In this case Fain, the lessee, had good right to assign the lease; he did so to the Fain Company, and from that now bankrupt concern the landlord accepted rent. If this were the whole story, privity of contract would be nonexistent between O'Flyn and Fain Company, but the latter would be liable for rent because of privity of estate; but the problem would still require solution, whether that relation made Fain Company not only a tenant but the tenant referred to in the lease, whose bankruptcy would give right of re-entry to the landlord.

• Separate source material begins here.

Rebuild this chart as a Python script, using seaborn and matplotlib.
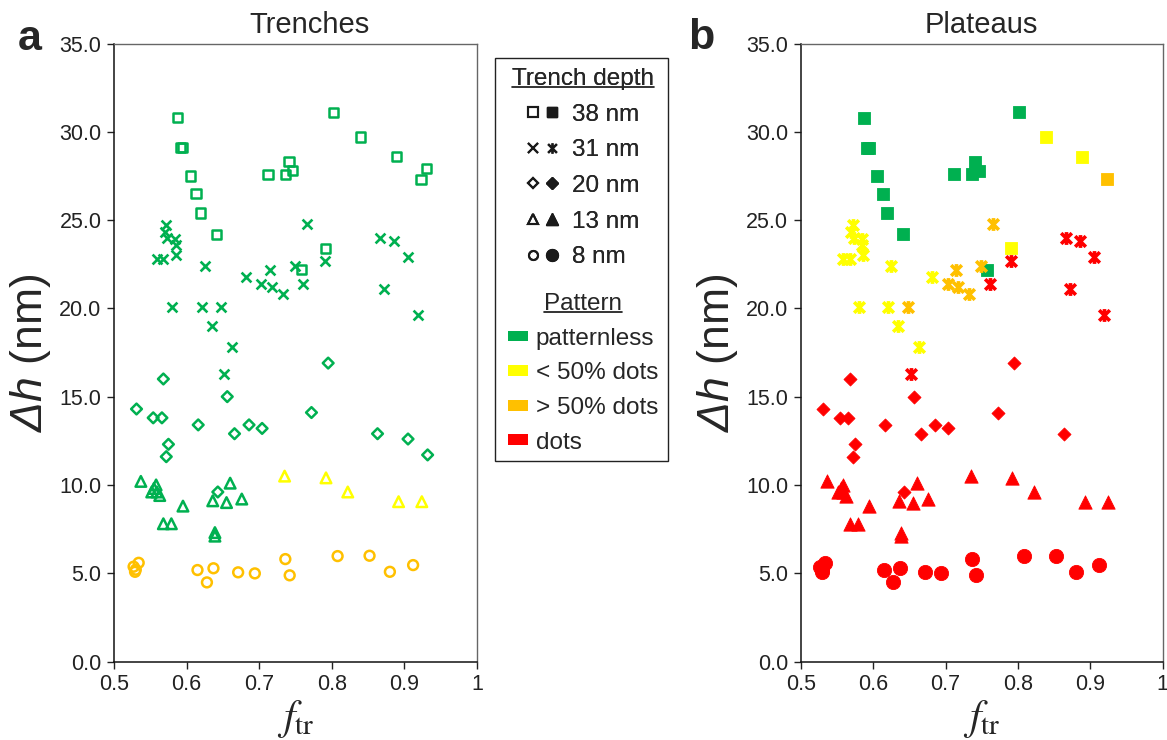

There is, however, more of the story, and the rest we think solves the problem. The assignee Fain Company not only entered and paid rent, but by separate agreements with O'Flyn in terms assumed the lease, agreed to pay additional rent for privileges with which Fain never had any concern, and throughout the documents evidencing these engagements it is described as "the tenant." We think these undisputed facts clearly show that the intent of parties was that the Fain Company should become and did become the tenant of the original lease which it assumed, and so bound by the covenants and conditions thereof.
For this reason, the order under review is reversed with costs. Whether Fain is subject to any existing contractual liability is a question not before us, and we express no opinion.